EXERCISE AIM:
"this" appears in how many lines of the entries? State only the number.

DATA EXTRACT:
※ ※ ※

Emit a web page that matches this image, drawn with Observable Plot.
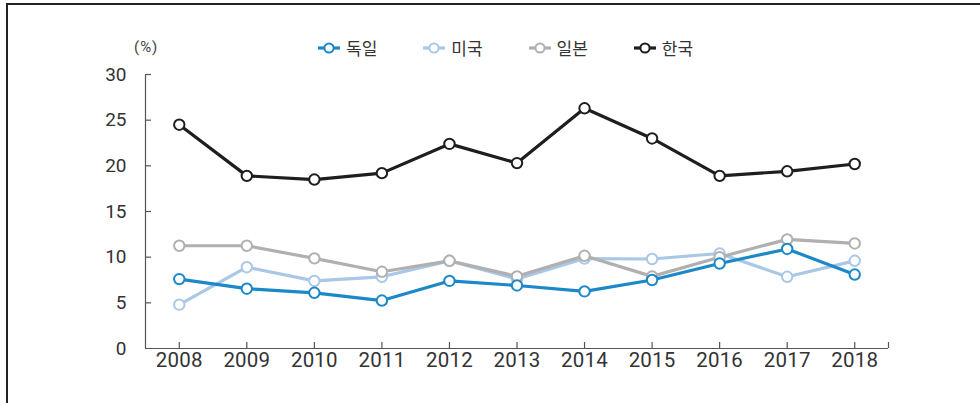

※ ※ ※

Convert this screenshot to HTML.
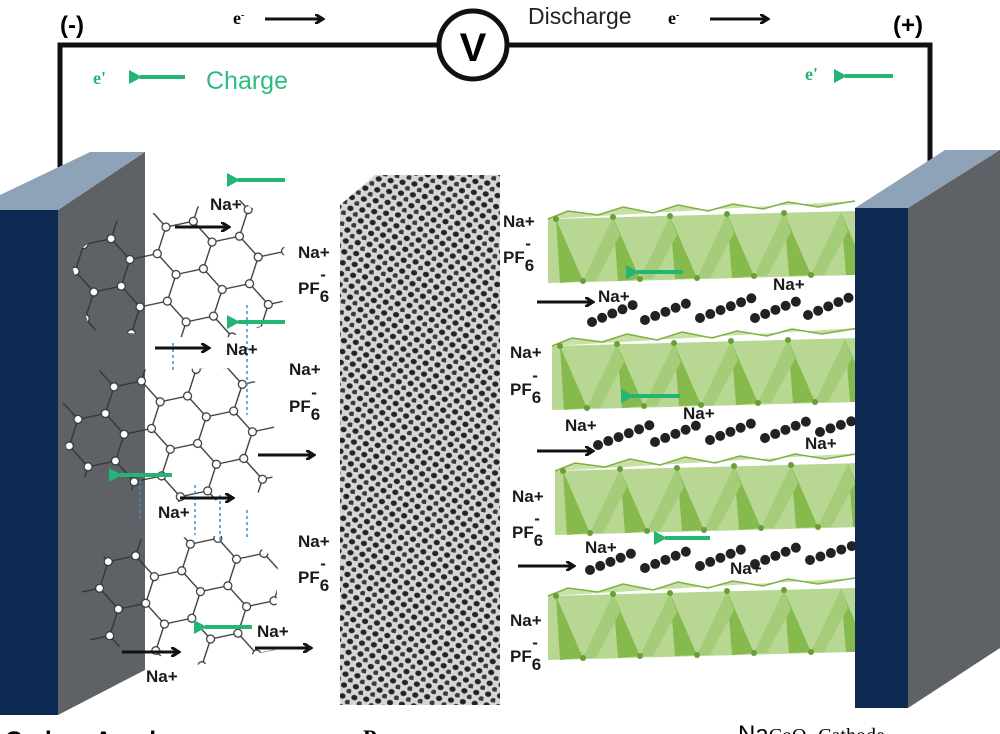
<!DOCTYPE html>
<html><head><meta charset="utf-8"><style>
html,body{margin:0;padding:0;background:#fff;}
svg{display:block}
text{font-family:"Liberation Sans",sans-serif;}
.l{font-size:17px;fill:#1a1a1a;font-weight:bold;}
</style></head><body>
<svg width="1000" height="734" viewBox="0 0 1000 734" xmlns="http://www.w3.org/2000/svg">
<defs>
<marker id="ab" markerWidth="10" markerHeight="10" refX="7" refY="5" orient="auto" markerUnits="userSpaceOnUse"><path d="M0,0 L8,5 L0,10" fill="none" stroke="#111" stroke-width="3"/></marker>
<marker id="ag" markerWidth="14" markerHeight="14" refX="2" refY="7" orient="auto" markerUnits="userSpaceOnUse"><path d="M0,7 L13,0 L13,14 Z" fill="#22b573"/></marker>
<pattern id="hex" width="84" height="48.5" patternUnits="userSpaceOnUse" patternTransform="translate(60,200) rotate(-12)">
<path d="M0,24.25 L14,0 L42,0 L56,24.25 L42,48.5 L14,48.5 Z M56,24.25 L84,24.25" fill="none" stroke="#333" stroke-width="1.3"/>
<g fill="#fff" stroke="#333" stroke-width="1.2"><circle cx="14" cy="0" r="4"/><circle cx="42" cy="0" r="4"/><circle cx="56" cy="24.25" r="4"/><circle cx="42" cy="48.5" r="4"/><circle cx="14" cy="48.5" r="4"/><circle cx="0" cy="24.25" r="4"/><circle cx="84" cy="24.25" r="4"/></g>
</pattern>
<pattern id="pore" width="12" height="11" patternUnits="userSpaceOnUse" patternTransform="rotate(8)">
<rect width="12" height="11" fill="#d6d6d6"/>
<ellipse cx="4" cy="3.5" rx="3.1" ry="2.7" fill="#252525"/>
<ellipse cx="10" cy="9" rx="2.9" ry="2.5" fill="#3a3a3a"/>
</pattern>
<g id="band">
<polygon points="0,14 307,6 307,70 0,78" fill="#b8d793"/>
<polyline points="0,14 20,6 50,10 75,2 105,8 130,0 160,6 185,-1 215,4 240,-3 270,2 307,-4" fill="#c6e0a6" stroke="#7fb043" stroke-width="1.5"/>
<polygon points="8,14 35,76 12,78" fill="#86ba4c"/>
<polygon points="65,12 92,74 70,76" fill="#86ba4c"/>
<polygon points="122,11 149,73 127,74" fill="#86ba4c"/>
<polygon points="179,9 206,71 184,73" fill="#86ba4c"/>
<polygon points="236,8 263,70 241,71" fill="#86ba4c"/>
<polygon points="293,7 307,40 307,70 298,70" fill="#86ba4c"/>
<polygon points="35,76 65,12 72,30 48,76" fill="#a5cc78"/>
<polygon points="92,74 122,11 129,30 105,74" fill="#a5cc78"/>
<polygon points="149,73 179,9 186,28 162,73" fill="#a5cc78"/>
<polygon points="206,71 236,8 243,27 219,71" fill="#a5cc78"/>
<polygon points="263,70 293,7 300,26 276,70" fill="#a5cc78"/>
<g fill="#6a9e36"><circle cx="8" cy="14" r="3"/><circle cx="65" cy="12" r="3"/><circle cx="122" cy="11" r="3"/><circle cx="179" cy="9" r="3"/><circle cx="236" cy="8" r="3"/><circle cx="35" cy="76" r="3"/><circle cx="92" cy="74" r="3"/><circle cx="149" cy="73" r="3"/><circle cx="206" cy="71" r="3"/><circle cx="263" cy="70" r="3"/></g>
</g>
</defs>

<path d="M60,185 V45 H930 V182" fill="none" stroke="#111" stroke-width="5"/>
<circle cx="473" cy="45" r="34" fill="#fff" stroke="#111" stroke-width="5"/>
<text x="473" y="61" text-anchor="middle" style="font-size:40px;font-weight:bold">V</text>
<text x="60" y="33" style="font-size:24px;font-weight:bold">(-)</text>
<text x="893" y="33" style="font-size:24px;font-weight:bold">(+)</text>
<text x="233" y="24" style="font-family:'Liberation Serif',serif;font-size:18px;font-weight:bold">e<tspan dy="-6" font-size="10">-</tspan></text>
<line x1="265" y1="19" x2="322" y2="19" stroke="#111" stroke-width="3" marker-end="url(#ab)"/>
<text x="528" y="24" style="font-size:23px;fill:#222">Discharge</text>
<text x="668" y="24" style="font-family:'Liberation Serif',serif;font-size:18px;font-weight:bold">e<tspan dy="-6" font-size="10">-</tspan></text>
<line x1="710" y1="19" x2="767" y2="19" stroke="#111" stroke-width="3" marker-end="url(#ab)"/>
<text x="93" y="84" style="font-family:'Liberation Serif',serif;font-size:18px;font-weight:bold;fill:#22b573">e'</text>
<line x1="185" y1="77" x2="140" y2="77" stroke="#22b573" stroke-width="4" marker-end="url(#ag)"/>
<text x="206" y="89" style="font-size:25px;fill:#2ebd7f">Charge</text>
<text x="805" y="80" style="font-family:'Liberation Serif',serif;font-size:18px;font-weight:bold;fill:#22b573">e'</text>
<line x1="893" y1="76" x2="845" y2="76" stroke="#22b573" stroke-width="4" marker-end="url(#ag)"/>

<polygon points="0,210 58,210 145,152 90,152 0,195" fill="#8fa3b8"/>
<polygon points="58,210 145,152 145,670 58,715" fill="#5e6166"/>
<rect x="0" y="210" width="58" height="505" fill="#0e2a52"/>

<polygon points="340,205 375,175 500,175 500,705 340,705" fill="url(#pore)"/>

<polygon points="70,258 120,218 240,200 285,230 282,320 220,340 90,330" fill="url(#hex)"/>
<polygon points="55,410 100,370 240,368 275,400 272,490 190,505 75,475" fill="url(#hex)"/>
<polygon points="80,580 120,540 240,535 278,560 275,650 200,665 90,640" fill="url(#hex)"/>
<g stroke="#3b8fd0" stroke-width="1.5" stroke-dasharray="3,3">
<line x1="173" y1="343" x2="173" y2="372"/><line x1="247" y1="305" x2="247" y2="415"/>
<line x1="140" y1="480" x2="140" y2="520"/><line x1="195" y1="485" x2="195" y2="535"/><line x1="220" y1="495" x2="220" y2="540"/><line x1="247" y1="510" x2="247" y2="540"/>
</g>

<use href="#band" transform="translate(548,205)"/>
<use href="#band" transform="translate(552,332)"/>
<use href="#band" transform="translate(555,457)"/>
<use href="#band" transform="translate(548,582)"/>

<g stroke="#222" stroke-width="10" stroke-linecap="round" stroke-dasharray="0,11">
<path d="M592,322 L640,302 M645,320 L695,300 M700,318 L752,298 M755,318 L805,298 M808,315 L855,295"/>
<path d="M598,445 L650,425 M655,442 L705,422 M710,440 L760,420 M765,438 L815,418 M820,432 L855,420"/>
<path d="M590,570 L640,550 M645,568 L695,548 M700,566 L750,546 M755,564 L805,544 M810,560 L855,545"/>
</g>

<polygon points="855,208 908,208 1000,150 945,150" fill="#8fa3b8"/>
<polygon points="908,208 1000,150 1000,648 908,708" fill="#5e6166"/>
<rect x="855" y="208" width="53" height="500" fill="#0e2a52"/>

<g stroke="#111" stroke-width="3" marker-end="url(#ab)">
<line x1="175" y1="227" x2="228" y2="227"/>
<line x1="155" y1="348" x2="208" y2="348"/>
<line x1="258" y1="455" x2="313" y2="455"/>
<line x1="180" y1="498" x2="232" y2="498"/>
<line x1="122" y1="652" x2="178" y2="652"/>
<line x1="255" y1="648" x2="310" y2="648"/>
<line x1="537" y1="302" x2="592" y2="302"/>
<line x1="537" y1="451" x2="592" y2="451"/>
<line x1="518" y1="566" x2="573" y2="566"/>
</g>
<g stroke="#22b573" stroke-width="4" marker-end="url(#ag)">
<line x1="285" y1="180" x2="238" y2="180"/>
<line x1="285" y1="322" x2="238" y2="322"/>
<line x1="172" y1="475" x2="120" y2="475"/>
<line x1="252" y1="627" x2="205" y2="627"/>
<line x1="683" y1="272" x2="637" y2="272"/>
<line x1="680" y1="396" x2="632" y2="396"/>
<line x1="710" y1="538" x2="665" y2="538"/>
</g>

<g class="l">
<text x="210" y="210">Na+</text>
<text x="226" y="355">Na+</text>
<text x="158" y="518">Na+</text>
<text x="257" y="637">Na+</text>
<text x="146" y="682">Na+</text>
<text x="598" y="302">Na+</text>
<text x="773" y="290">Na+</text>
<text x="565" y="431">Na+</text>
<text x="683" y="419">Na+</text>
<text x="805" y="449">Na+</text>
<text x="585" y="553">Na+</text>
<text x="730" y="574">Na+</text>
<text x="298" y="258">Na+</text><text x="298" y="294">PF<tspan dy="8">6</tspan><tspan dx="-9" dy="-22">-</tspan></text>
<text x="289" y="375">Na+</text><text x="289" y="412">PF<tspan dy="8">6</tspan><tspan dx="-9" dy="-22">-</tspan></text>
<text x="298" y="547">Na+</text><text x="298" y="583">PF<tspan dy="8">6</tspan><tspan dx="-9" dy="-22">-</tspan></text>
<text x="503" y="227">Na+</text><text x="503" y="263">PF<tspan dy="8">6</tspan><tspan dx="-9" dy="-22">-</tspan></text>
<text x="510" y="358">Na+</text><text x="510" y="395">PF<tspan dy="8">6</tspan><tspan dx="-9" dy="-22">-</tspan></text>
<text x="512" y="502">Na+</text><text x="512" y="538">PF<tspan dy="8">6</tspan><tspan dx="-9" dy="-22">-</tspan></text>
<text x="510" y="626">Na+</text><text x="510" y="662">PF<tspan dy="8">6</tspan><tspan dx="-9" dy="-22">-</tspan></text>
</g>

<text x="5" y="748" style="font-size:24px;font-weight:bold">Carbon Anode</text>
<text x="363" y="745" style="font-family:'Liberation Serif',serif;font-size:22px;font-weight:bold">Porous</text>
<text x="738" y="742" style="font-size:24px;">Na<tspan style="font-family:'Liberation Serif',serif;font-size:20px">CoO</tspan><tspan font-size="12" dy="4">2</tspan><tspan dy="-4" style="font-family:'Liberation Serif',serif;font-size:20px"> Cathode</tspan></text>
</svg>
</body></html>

※ ※ ※

THE SOLUTION:
2